Godfreys Group Ltd (GFY): 
Vacuum retailer Godfreys is being targeted for a takeover bid by its 99-year-old major shareholder, John Johnston. The board of ailing retailer Godfreys wants to get an independent valuation of the company and has urged shareholders to take no action on the takeover bid. A successful bid by Mr Johnston's Arcade Finance vehicle would mark an extraordinary second "Alan Bond" moment, although victory this time around is likely to be bittersweet given the destruction of value at Godfreys since 2014.

National Australia Bank Ltd (NAB): 
NAB has sacked more than 20 bankers from its central credit risk department as part of the bank's first wave of a planned 6,000 job cuts. Sources contacting The Australian Financial Review say that the cuts have come off the back of the banking Royal Commission although the bank denied this was the case, saying that the job cuts were part of the company's move towards automation." Any suggestion that the changes in credit risk, including any loss of jobs, are linked to our introducer program case study covered by the royal commission are false," a NAB spokesman said. 
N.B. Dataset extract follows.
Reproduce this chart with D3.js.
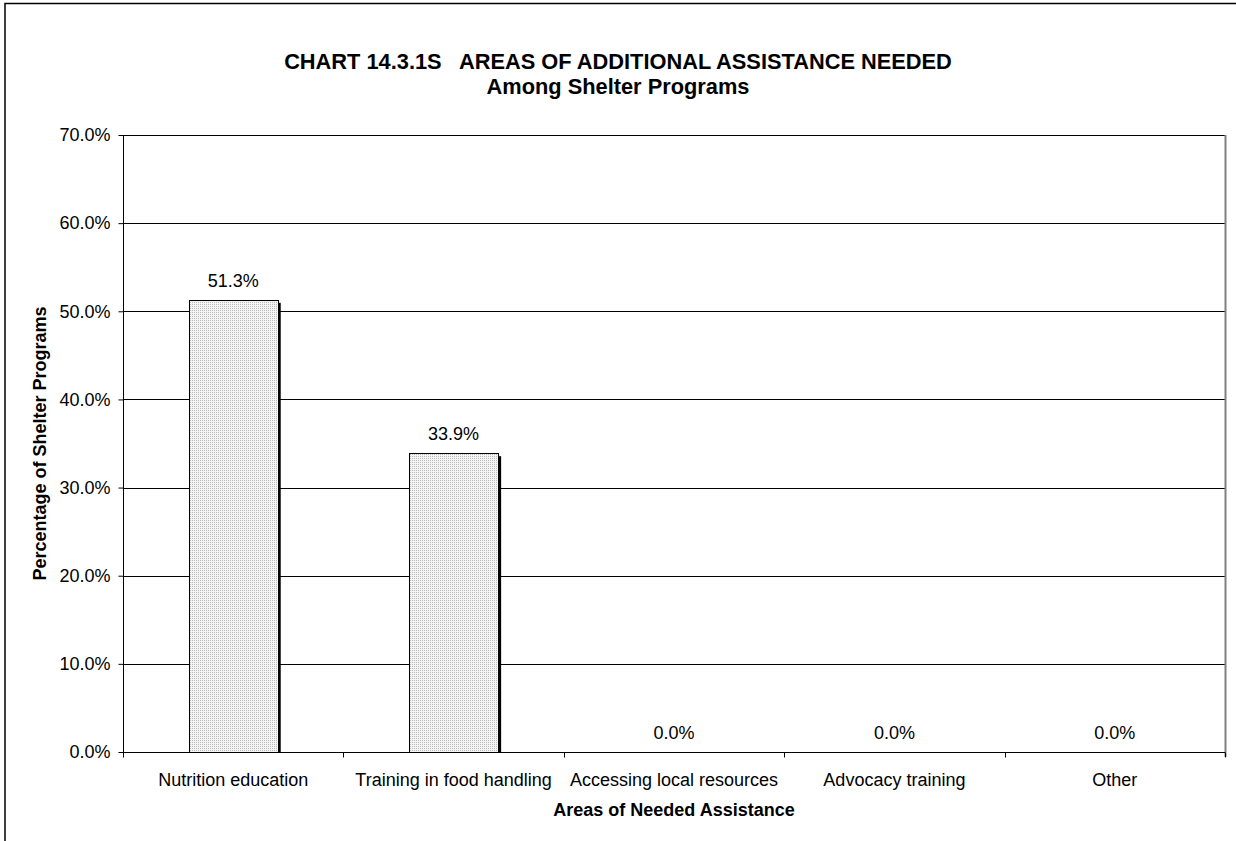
<!DOCTYPE html>
<html>
<head>
<meta charset="utf-8">
<script src="https://cdn.jsdelivr.net/npm/d3@7"></script>
<style>
  html, body { margin: 0; padding: 0; background: #fff; overflow: hidden; }
  svg { display: block; font-family: "Liberation Sans", Arial, sans-serif; }
</style>
</head>
<body>
<svg id="chart" width="1236" height="841"></svg>
<script>
const titleLines = ["CHART 14.3.1S   AREAS OF ADDITIONAL ASSISTANCE NEEDED", "Among Shelter Programs"];
const categories = ["Nutrition education", "Training in food handling", "Accessing local resources", "Advocacy training", "Other"];
const values = [51.3, 33.9, 0.0, 0.0, 0.0];
const yTicks = [0, 10, 20, 30, 40, 50, 60, 70];
const yAxisTitle = "Percentage of Shelter Programs";
const xAxisTitle = "Areas of Needed Assistance";

const svg = d3.select("#chart");
const plot = { left: 123, top: 135, right: 1225, bottom: 752 };

// pattern fill
const defs = svg.append("defs");
const pat = defs.append("pattern").attr("id", "dots")
  .attr("width", 2).attr("height", 2).attr("patternUnits", "userSpaceOnUse");
pat.append("rect").attr("width", 2).attr("height", 2).attr("fill", "#f4f4f4");
pat.append("rect").attr("width", 1).attr("height", 1).attr("fill", "#bcbcbc");

// outer frame (extends beyond the viewport)
svg.append("rect").attr("x", 5).attr("y", 3.5).attr("width", 1400).attr("height", 1000)
  .attr("fill", "none").attr("stroke", "#000").attr("stroke-width", 1.5);

const x = d3.scaleBand().domain(categories).range([plot.left, plot.right]).paddingInner(0).paddingOuter(0);
const y = d3.scaleLinear().domain([0, 70]).range([plot.bottom, plot.top]);

// gridlines
svg.append("g").selectAll("line").data(yTicks.filter(d => d > 0)).join("line")
  .attr("x1", plot.left).attr("x2", plot.right)
  .attr("y1", d => Math.round(y(d)) + 0.5).attr("y2", d => Math.round(y(d)) + 0.5)
  .attr("stroke", "#000").attr("stroke-width", 1);

// right plot border
svg.append("line").attr("x1", plot.right + 0.5).attr("x2", plot.right + 0.5)
  .attr("y1", plot.top).attr("y2", plot.bottom + 5)
  .attr("stroke", "#808080").attr("stroke-width", 2);

// bars
const bw = x.bandwidth() * 0.404;
const bars = svg.append("g");
bars.selectAll("rect.shadow").data(values).join("rect").attr("class", "shadow")
  .attr("x", (d, i) => x(categories[i]) + (x.bandwidth() - bw) / 2 + 3)
  .attr("y", d => y(d) + 3)
  .attr("width", bw).attr("height", d => Math.max(0, plot.bottom - y(d) - 3))
  .attr("fill", d => d > 0 ? "#000" : "none");
bars.selectAll("rect.bar").data(values).join("rect").attr("class", "bar")
  .attr("x", (d, i) => Math.round(x(categories[i]) + (x.bandwidth() - bw) / 2) + 0.5)
  .attr("y", d => Math.round(y(d)) + 0.5)
  .attr("width", bw).attr("height", d => plot.bottom - Math.round(y(d)))
  .attr("fill", "url(#dots)").attr("stroke", d => d > 0 ? "#000" : "none").attr("stroke-width", 1);

// data labels
svg.append("g").selectAll("text").data(values).join("text")
  .attr("x", (d, i) => x(categories[i]) + x.bandwidth() / 2)
  .attr("y", d => y(d) - 13)
  .attr("text-anchor", "middle").attr("font-size", 18).attr("fill", "#000")
  .text(d => d.toFixed(1) + "%");

// y axis
const yAxis = d3.axisLeft(y).tickValues(yTicks).tickSize(5).tickPadding(8)
  .tickFormat(d => d.toFixed(1) + "%");
const gy = svg.append("g").attr("transform", `translate(${plot.left + 0.5},0)`).call(yAxis);
gy.select(".domain").attr("stroke", "#000").attr("d", `M0,${plot.top}V${plot.bottom}`);
gy.selectAll(".tick line").attr("stroke", "#000");
gy.selectAll(".tick text").attr("font-size", 18).attr("font-family", "Liberation Sans, Arial, sans-serif").attr("fill", "#000");

// x axis
const gx = svg.append("g").attr("transform", `translate(0,${plot.bottom + 0.5})`);
gx.append("line").attr("x1", plot.left).attr("x2", plot.right).attr("stroke", "#000");
const bounds = categories.map(c => x(c)).concat([plot.right]);
gx.selectAll("line.tk").data(bounds).join("line").attr("class", "tk")
  .attr("x1", d => Math.round(d) + 0.5).attr("x2", d => Math.round(d) + 0.5)
  .attr("y1", 0).attr("y2", 5).attr("stroke", "#000");
gx.selectAll("text").data(categories).join("text")
  .attr("x", d => x(d) + x.bandwidth() / 2).attr("y", 33)
  .attr("text-anchor", "middle").attr("font-size", 18).attr("fill", "#000")
  .text(d => d);

// titles
svg.append("g").selectAll("text").data(titleLines).join("text")
  .attr("x", 618).attr("y", (d, i) => 69 + i * 25)
  .attr("text-anchor", "middle").attr("font-size", 21.8).attr("font-weight", "bold")
  .style("white-space", "pre").attr("fill", "#000")
  .text(d => d);

svg.append("text").attr("x", (plot.left + plot.right) / 2).attr("y", 816)
  .attr("text-anchor", "middle").attr("font-size", 18).attr("font-weight", "bold")
  .text(xAxisTitle);

svg.append("text").attr("transform", `translate(46,${(plot.top + plot.bottom) / 2}) rotate(-90)`)
  .attr("text-anchor", "middle").attr("font-size", 18).attr("font-weight", "bold")
  .text(yAxisTitle);
</script>
</body>
</html>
Oklo Resources Ltd (OKU): 
Gold explorer Oklo Resources was in the market on Tuesday, seeking to raise $15 via an institutional placement. Broker Canaccord Genuity has called for bids to be submitted by Wednesday at 5pm, with the offer price pegged at 38¢ a share. That represents an 8.4 per cent discount to the last close and a 5.7 per cent discount to the five-day volume weighted average price. Oklo is an ASX-listed gold exploration company focused on the exploration and development of eight gold projects located in Mali, west Africa. Funds raised from the placement will be used for continued drilling programs at the Seko prospect within the company's Dandoko project. Surging iron ore prices have boosted the amount of tax Rio Tinto paid to Australian governments, but the mining giant remains in talks with the Australian Taxation Office over its Singapore marketing hub.

Rio Tinto Limited (RIO): 
Rio’s 2017 taxes paid report shows it paid $4.9 billion in taxes and royalties in Australia, well ahead of the $3.9 billion it paid in 2016. The federal government was the biggest recipient with $2.4 billion, while Western Australia, which hosts Rio's Pilbara iron ore mines, received $1.8 billion. Australia, which is home to about half Rio's global assets, has now received about $53 billion in taxes and royalties since 2010. Rio said it made further investments in its Singapore commercial centre, which provides, marketing, logistics and financial services to the group. Rio paid just $31 million in taxes in the city state under its arrangement there. 

South32 Ltd (S32): 
South32 plans to use solar energy to power key infrastructure at its Cannington lead-silver operation in Queensland. The miner has launched a remote off-grid renewable energy project to help it reduce greenhouse gas emissions at the site. A six-hectare, 3MW solar farm will be developed to generate electricity for the mine’s accommodation village and airport, with surplus power to support the mining and processing operations. Once developed, it will be the second largest solar installation at a remote, off-grid mining operation in Australia and the first to be integrated into a gasfired power station.